As a through-and-through city girl, I love this urbanization and development of our cities. And there are definitely examples of where an effort has been made to not only construct a building, but also create a place for people to congregate and build community -- such as HTO Park on the lakeshore and the park in Yorkville -- a welcome respite for shoppers and those living in surrounding condos!

But examples of truly successful and integrated dwell-live areas are too few and far between. I can't help but question if the current form of that growth is really a good thing for our city, for our communities and neighbourhoods. Boom times, of course, bring much that is good; modernization and development, an opportunity to innovate and attract leading architects. A good example of this is Frank Gehry's condo towers -- a collaboration with David Mirvish -- of which Gehry has said that "he wants the first six storeys to deliver a feel of 'old Toronto.'"

But boom times also create demand that outstrips supply. And sometimes this results in developers hastening to fill that market gap with little forethought for what they're building, how it will age over time, or contribute to the lifestyle and vitality of our cityscape. Because Toronto is my home town, of course I care about this! I also think about the real estate options that will face my son Justin, if he chooses to make Toronto his home.

Some of our older neighbourhoods; like the Annex, Cabbagetown and even my own small enclave of South Hill have so much character -- so much SOUL -- because they've grown organically over time. The homes there were built with pride and are now maintained with love. It's palpable on those streets and seems to have a knock-on effect on the street life -- even diversity of retailers, from independent stores to the reliable chains. This mix creates character and adds something for everyone -- a true "neighbourhood" experience.

Perhaps this is all simply a function of time... and with time the newer neighbourhoods, like those high-rise condo towers on the lake shore, will take on the same character as our beloved older neighbourhoods. But right now they don't feel quite the same. There's little soul in the newer construction in Toronto neighbourhoods, and I'm guessing the same could be said of many other Canadian cities like Calgary and Vancouver.

Of course, city planning and development is not my area of expertise. I come at this as a resident looking at how her own city is developing. I wonder how much of a city's character is planned "top-down" versus growing organically "bottom-up" over time?

When I travel, I look at cities like New York or Montreal and can't help but feel they do a better job merging old and new, preserving what's interesting and soulful; upgrading rather than tearing down. When I was looking for an apartment in New York, I was looking for a historic loft space in a 100+ year old building and this was entirely feasible. Toronto is, of course, a younger city (York was incorporated and renamed Toronto in 1834. But it was only in the second half of the last century that Toronto surpassed Montreal as the economic capital of Canada and its largest city). Even so, we should be doing a better job preserving and building upon the history we have.

This isn't only about housing, but also public spaces.
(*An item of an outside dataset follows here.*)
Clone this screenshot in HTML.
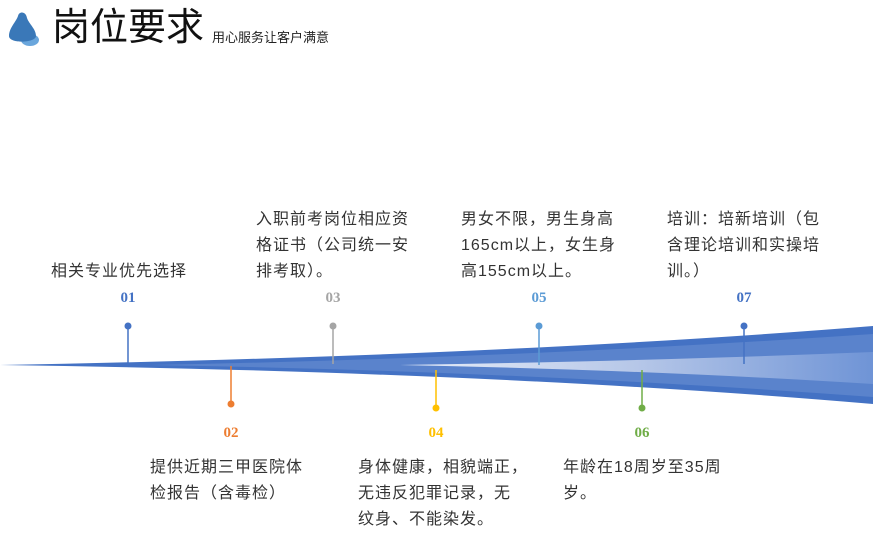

The Highline in New York is an example of something old being reinvented and reinvigorated. It fits with the city; as a historic freight rail line it's long been part of the city. But now it offers a new perspective to tourists and residents alike. When I think of the ravines in Toronto, for example, I wonder if we could be doing more to make them vital and usable for commuters and tourists and just about anybody seeking refuge in a green and shady space.

I wish that the new construction contributed more to the overall lifestyle and beauty of our cities. It's one thing to throw up a condo tour and sell X number of units starting in the $300's (and yes, affordable housing should be celebrated in these inflated times). But where's the investment in the surrounding community and infrastructure? Who does that come from and how can we guarantee that what's built supports not only the demand for residences in a certain neighbourhood, but adds something to our cities that will stand the test of time.

When I look at other cities I love to be in; whether it's Paris, Montreal or New York... it's the sense of soulful evolution, honour given to both old and new that energizes and inspires me, that makes me fall in love with these places over and over again. But - most of all - it's character that transcends architecture or age. I hope that as Toronto continues to grow and thrive, we create a hometown that inspires that kind of pride and love.